计算机工程与应用 ›› 2019, Vol. 55 ›› Issue (8): 175-181.DOI: 10.3778/j.issn.1002-8331.1801-0191

• 图形图像处理 • 上一篇    下一篇

一种针对类别数据分析的平行坐标改进方法

陈红倩1,2,程中娟1,2,杨倩玉1,2,李  慧3   

  1. 1.北京工商大学 计算机与信息工程学院,北京 100048
    2.北京工商大学 计算机与信息工程学院 食品安全大数据技术北京市重点实验室,北京 100048
    3.北京联合大学 管理学院,北京 100101
  • 出版日期:2019-04-15 发布日期:2019-04-15

Parallel Coordinate Improvement Method for Category Data Analysis

CHEN Hongqian1,2, CHENG Zhongjuan1,2, YANG Qianyu1,2, LI Hui3   

  1. 1.School of Computer and Information Engineering, Beijing Technology and Business University, Beijing 100048, China
    2.Beijing Key Laboratory of Big Data Technology for Food Safety, School of Computer and Information Engineering, Beijing Technology and Business University, Beijing 100048, China
    3.College of Management, Beijing Union University, Beijing 100101, China
  • Online:2019-04-15 Published:2019-04-15

摘要: 针对类别数据在传统平行坐标系中的映射重叠问题,提出类别统计和数据累积式偏移映射的平行坐标改进方法。该方法首先统计多维数据中的各类别数据的频次,使用直方图表示其记录数,将直方图与平行坐标相结合提出改进平行坐标。然后提出一种类别数据的数据累积式偏移算法,将映射在一点的数据均匀分布在坐标轴上的一定区域中,区域的范围根据数据记录数确定。最后设计实现可视化分析系统,通过改进平行坐标实现对数据集的筛选、条件交叉分析、类别间数据分析和维度间数据分析;通过联动视图和弦图两种方式实现每两个维度间的对比分析;通过字云显示每一维度的频次分布。案例数据集实验结果表明,该方法能在平行坐标中实现各维度中类别间的对比、各维度中记录数排序,以及对筛选数据集的分析,展示类别型数据维度间的关联关系。

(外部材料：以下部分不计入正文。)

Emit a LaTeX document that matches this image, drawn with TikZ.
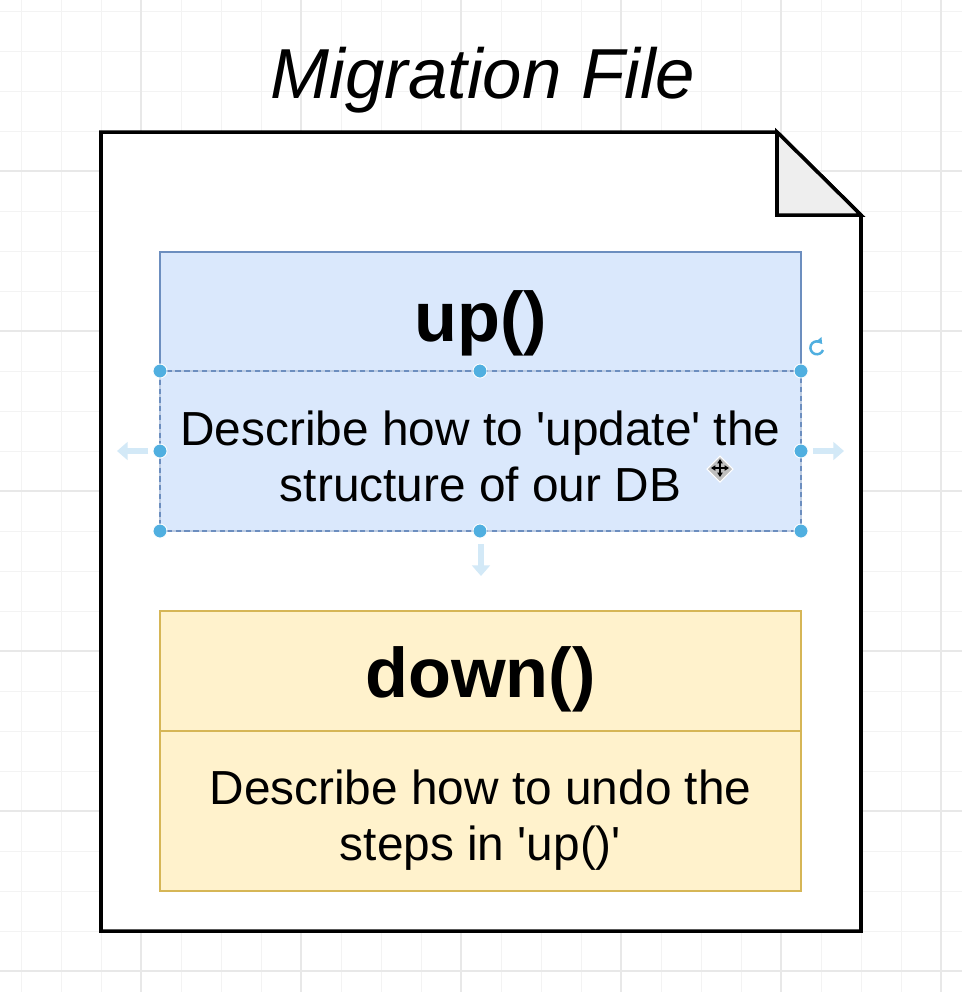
\documentclass[tikz,border=0pt]{standalone}
\usepackage{fontspec}
\setmainfont{Liberation Sans}
\usetikzlibrary{positioning,arrows.meta}
\definecolor{upfill}{HTML}{DAE8FC}
\definecolor{upline}{HTML}{6C8EBF}
\definecolor{downfill}{HTML}{FFF2CC}
\definecolor{downline}{HTML}{D6B656}
\definecolor{foldgray}{HTML}{EEEEEE}
\definecolor{gridline}{HTML}{F3F3F3}
\definecolor{gridmajor}{HTML}{E8E8E8}
\definecolor{handle}{HTML}{50AFE0}
\definecolor{hint}{HTML}{D3E9F7}
\newcommand{\sq}{\textquotesingle}
\tikzset{
  titletxt/.style={font=\fontsize{40.3pt}{46pt}\selectfont\itshape},
  headtxt/.style={font=\fontsize{40pt}{46pt}\selectfont\bfseries},
  bodytxt/.style={font=\fontsize{27.2pt}{31.8pt}\selectfont, align=center},
  upbox/.style={fill=upfill, draw=upline, line width=1.2pt},
  downbox/.style={fill=downfill, draw=downline, line width=1.2pt},
  grip/.style={fill=handle, draw=white, line width=0.5pt},
  hintarrow/.style={hint, line width=3.2pt, -{Triangle[length=6pt,width=10pt]}}
}
\begin{document}
\begin{tikzpicture}[x=0.02cm, y=-0.02cm]
\useasboundingbox (0,0) rectangle (962,992);
% grid
\foreach \gx in {21,61,...,941} \draw[gridline, line width=0.5pt] (\gx,0) -- (\gx,992);
\foreach \gy in {11,51,...,971} \draw[gridline, line width=0.5pt] (0,\gy) -- (962,\gy);
\foreach \gx in {141,301,...,941} \draw[gridmajor, line width=0.6pt] (\gx,0) -- (\gx,992);
\foreach \gy in {171,331,...,971} \draw[gridmajor, line width=0.6pt] (0,\gy) -- (962,\gy);

% file
\filldraw[fill=white, line width=2pt] (101,132) -- (777,132) -- (861,215) -- (861,931) -- (101,931) -- cycle;
\filldraw[fill=foldgray, line width=2pt] (777,132) -- (777,215) -- (861,215) -- cycle;
\node[titletxt] (title) at (483,80) {Migration File};

% up()
\filldraw[upbox] (160,252) rectangle (801,371);
\filldraw[upbox] (160,371) rectangle (801,531);
\draw[upline!45, line width=1.4pt] (160,371) rectangle (801,531);
\draw[upline, line width=1pt, dash pattern=on 3pt off 2pt] (160,371) rectangle (801,531);
\node[headtxt] (uphead) at (480.5,323) {up()};
\node[bodytxt] (upbody) at (480.5,456) {Describe how to \sq update\sq{} the\\structure of our DB};

% down()
\filldraw[downbox] (160,611) rectangle (801,731);
\filldraw[downbox] (160,731) rectangle (801,891);
\node[headtxt] (downhead) at (480.5,679) {down()};
\node[bodytxt] (downbody) at (480.5,820) {Describe how to undo the\\steps in \sq up()\sq};

% selection
\foreach \hx/\hy in {160/371, 480/371, 801/371, 160/451, 801/451, 160/531, 480/531, 801/531}
  \filldraw[grip] (\hx,\hy) circle (7);
\draw[hintarrow] (148,451) -- (117,451);
\draw[hintarrow] (813,451) -- (844,451);
\draw[hintarrow] (481,544) -- (481,576);
\draw[handle, line width=1.4pt, -{Triangle[length=3pt,width=4.5pt]}] (823,350) arc (20:320:6.5);
\filldraw[fill=black!25, draw=white, line width=0.6pt] (720,456) -- (733,469) -- (720,482) -- (707,469) -- cycle;
\draw[black, line width=0.8pt, {Triangle[length=2.5pt,width=3pt]}-{Triangle[length=2.5pt,width=3pt]}] (711,468) -- (729,468);
\draw[black, line width=0.8pt, {Triangle[length=2.5pt,width=3pt]}-{Triangle[length=2.5pt,width=3pt]}] (720,459) -- (720,477);
\end{tikzpicture}
\end{document}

关键词: 平行坐标, 数据覆盖, 数据筛选, 可视化

Abstract: Aiming at the problem of the overlap between the category data and the traditional parallel coordinate system, a parallel coordinate method of category statistics and data accumulated offset mapping is proposed. The method first counts the frequency of each category data in the multidimensional data, uses the histogram to show the distribution of the detection results and the number of records, and combines the histogram with the parallel coordinates to propose improved parallel coordinates. And then it proposes a data accumulation formula offset algorithm, the data mapped at one point is evenly distributed in a certain area on the coordinate axis, and the range of the area is determined according to the number of data records. Finally, a visual analysis system is designed and implemented, filtering of the data set, cross analysis, analysis of inter-category data and analysis of inter-dimensional data can be accomplished by improving parallel coordinates. It comparatively analyzes every two dimensions by the linkage view and chord diagram, and shows the number of records of each dimension in the data set through the word cloud. The experimental results of case datasets show that the proposed method can simultaneously display the contrasts, sorts, and the analysis of the selected datasets in different dimensions in parallel coordinates, and can visually display the association between the categories of data types.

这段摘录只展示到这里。